Publication Title

“Optimisation of Parameters for the Assessment of Unclassified Disease Gene Sequence Variants"

Authors

“Jennifer D. Warrender, Daniel C. Swan, Ciaron McAnulty"

Abstract

“Bioinformatics tools are routinely employed to assess the clinical significance of unclassified missense variants identified following mutation screening. There are a wide variety of ‘Pathogenic or Not’ (PON) tools available some of which require a Multiple Sequence Alignment (MSA) of the gene in question to give the best results. We have investigated the production of qualitatively ‘best’ MSAs and a number of PON tools to determine practices that can be used to maximise the quality of PON predictor results. To optimise parameters for the PON predictors, we used four approaches. These included: Investigation into which of the seven MSA tools (ClustalW, DIALIGN, HMMER, MAFFT, MUSCLE, SAM, T-Coffee) gave the best quality alignment by using known MSA Benchmarks (BAliBASE and PREFAB); Obtaining control data (known variants for test genes); Investigation of six PON predictors (AlignGVGD, MAPP, PolyPhen, PMut, SIFT, SNPS&GO) and the best thresholds for AlignGVGD and PolyPhen PON predictions; Investigation into the optimal MSAs for each PON tool and the idea of a generic optimal MSA using combinations of different phylogenetic species data and scored with Matthew's Correlation Coefficient (MCC).
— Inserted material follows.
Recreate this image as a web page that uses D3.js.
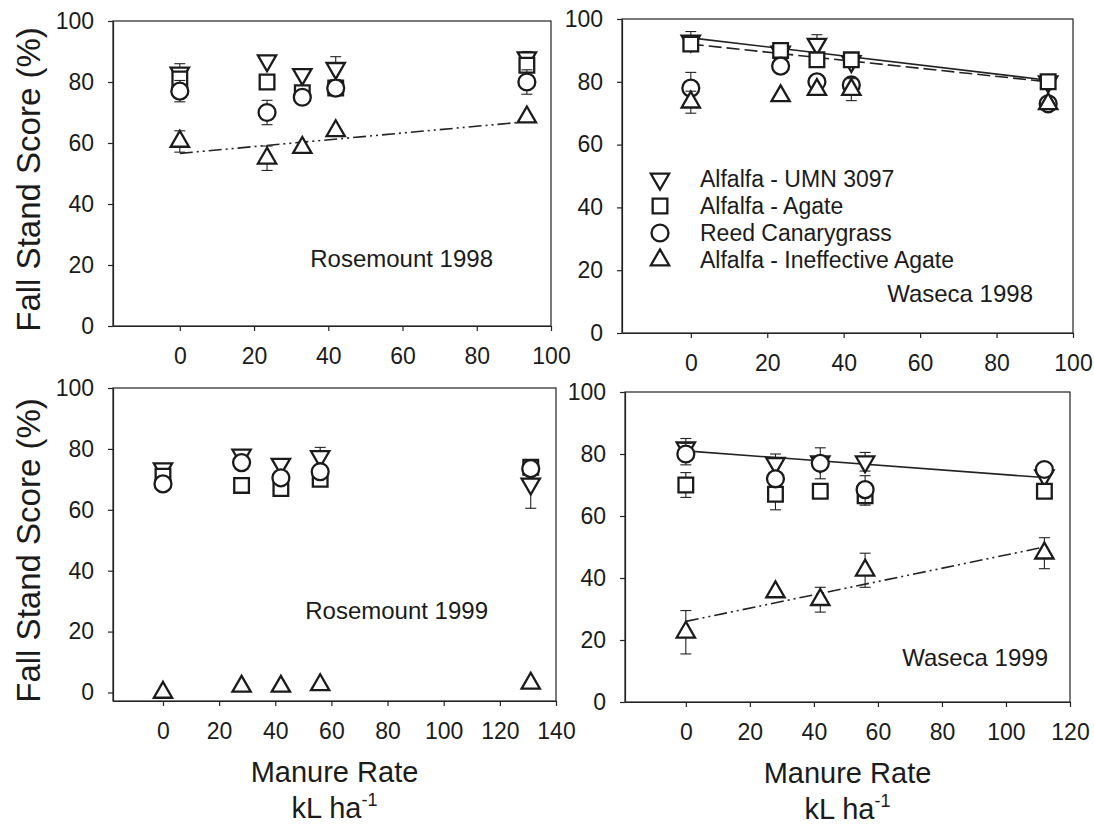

We draw a number of conclusions from this work including rules on selecting the best MSA tools, thresholds for AlignGVGD and PolyPhen, rules for selecting representative sequences to build MSAs and the dependence on the disease gene for performance of the PON tools. From this work we can conclude that predictions based on custom MSAs in conjunction with these PON predictors should be interpreted with caution given the confidence levels we have seen with our data sets."

Reference

"J. D. Warrender, D. C Swan and C. McAnulty. Optimisation of Parameters for the Assessment of Unclassified Disease Gene Sequence Variants. ACC/CMGS Spring Meeting, 2011."